6. Put it all together!

Once the face work is done, you can start getting ready. Put all items on first and then the wig. Once the wig is on correctly, attach the bubble barrette in a comfortable spot as you would in your hair and check in the mirror against the original piece for placement.

Now, roll up your sleeves and start on dotting the arms and hands. You do not need to worry about the palms, or even how good of a job you do on the hands as you will end up washing your hands 2 hours into the night and it will all disappear. Lines can be added to the hands and the nails can be polka-­dotted for added effect.



Then you’re done! I attached my phone to my belt for easy carrying all night and make sure you have your pose down! Know which angle is going to look the best in photographs-­ as you will be asked for them all night!
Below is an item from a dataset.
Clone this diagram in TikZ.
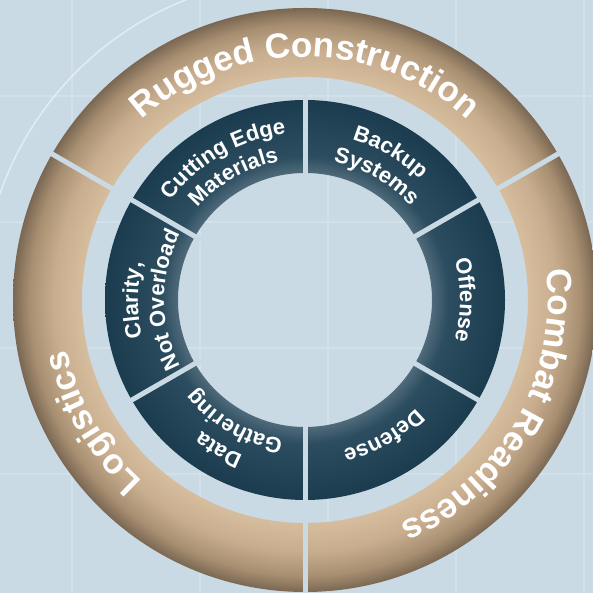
\documentclass[tikz,border=0pt]{standalone}
\usepackage{fontspec}
\setmainfont{Liberation Sans}
\usetikzlibrary{decorations.text}

\definecolor{bgblue}{HTML}{C9DAE4}
\definecolor{gridblue}{HTML}{D2E1E9}
\definecolor{tanin}{HTML}{D6BD9E}
\definecolor{tanmid}{HTML}{C8AE8F}
\definecolor{tanedge}{HTML}{A88F71}
\definecolor{tanout}{HTML}{7A6753}
\definecolor{tealin}{HTML}{4F6A7A}
\definecolor{tealmid}{HTML}{2B4D5F}
\definecolor{tealout}{HTML}{1B3C4E}

\pgfdeclareradialshading{tanring}{\pgfpoint{0bp}{0bp}}{color(0bp)=(tanin); color(19.1bp)=(tanin); color(21.5bp)=(tanmid); color(23.6bp)=(tanedge); color(25bp)=(tanout); color(50bp)=(tanout)}
\pgfdeclareradialshading{tealring}{\pgfpoint{0bp}{0bp}}{color(0bp)=(tealin); color(15.9bp)=(tealin); color(18bp)=(tealmid); color(25bp)=(tealout); color(50bp)=(tealout)}

\newcommand{\bigringfont}{\bfseries\fontsize{35}{35}\selectfont}
\newcommand{\smallringfont}{\bfseries\fontsize{22}{22}\selectfont}

\begin{document}
\begin{tikzpicture}[x=1pt,y=1pt,
  arctext/.style={decorate, decoration={text along path, text align=center, text color=white, text={#1}}}]
\useasboundingbox (0,0) rectangle (593,593);
\fill[bgblue] (0,0) rectangle (593,593);
\coordinate (c) at (305,293);

% Grid
\foreach \x in {72,200,328,456,584}
    \draw[gridblue, line width=1.2] (\x,0) -- (\x,593);
\foreach \y in {119,245,371,497}
    \draw[gridblue, line width=1.2] (0,\y) -- (593,\y);
\draw[white, opacity=0.5, line width=1.5] ([shift={(108:323)}]c) arc[start angle=108, end angle=162, radius=323];

% Outer Ring
\shade[shading=tanring, even odd rule] (c) circle[radius=292] (c) circle[radius=223];
\foreach \a in {30,150,270}
    \draw[bgblue, line width=5] ([shift={(\a:215)}]c) -- ([shift={(\a:300)}]c);
\path[arctext={|\bigringfont|Rugged Construction}] ([shift={(160:243)}]c) arc[start angle=160, end angle=20, radius=243];
\path[arctext={|\bigringfont|Combat Readiness}] ([shift={(40:243)}]c) arc[start angle=40, end angle=-100, radius=243];
\path[arctext={|\bigringfont|Logistics}] ([shift={(280:243)}]c) arc[start angle=280, end angle=140, radius=243];

% Inner Ring
\shade[shading=tealring, even odd rule] (c) circle[radius=200] (c) circle[radius=127];
\foreach \a in {30,90,...,330}
    \draw[bgblue, line width=5] ([shift={(\a:120)}]c) -- ([shift={(\a:207)}]c);
\path[arctext={|\smallringfont|Cutting Edge}] ([shift={(155:167)}]c) arc[start angle=155, end angle=85, radius=167];
\path[arctext={|\smallringfont|Materials}] ([shift={(155:141)}]c) arc[start angle=155, end angle=85, radius=141];
\path[arctext={|\smallringfont|Backup}] ([shift={(95:167)}]c) arc[start angle=95, end angle=25, radius=167];
\path[arctext={|\smallringfont|Systems}] ([shift={(95:141)}]c) arc[start angle=95, end angle=25, radius=141];
\path[arctext={|\smallringfont|Offense}] ([shift={(35:155)}]c) arc[start angle=35, end angle=-35, radius=155];
\path[arctext={|\smallringfont|Defense}] ([shift={(-25:155)}]c) arc[start angle=-25, end angle=-95, radius=155];
\path[arctext={|\smallringfont|Data}] ([shift={(275:167)}]c) arc[start angle=275, end angle=205, radius=167];
\path[arctext={|\smallringfont|Gathering}] ([shift={(275:141)}]c) arc[start angle=275, end angle=205, radius=141];
\path[arctext={|\smallringfont|Clarity,}] ([shift={(215:167)}]c) arc[start angle=215, end angle=145, radius=167];
\path[arctext={|\smallringfont|Not Overload}] ([shift={(215:141)}]c) arc[start angle=215, end angle=145, radius=141];
\end{tikzpicture}
\end{document}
Sarah’s advice for picking your costume 

Pick a work of art that is universal.

Even if no one knows the exact work itself, they will still recognize its qualities through popular culture-­‐ example, A few individuals didn’t know the exact artist and piece I was portraying, I received a lot of “ANDY WARHOL!!” and “ IT’S A COMIC!” but it still worked for them, because they understood it regardless of specified education or backgrounds. I’ve found over the last few years, the Halloween costumes that are most successful are the ones that A. included a lot of hard work, whether through the thought process or the crafting itself and B. evoke a sense of Nostalgia.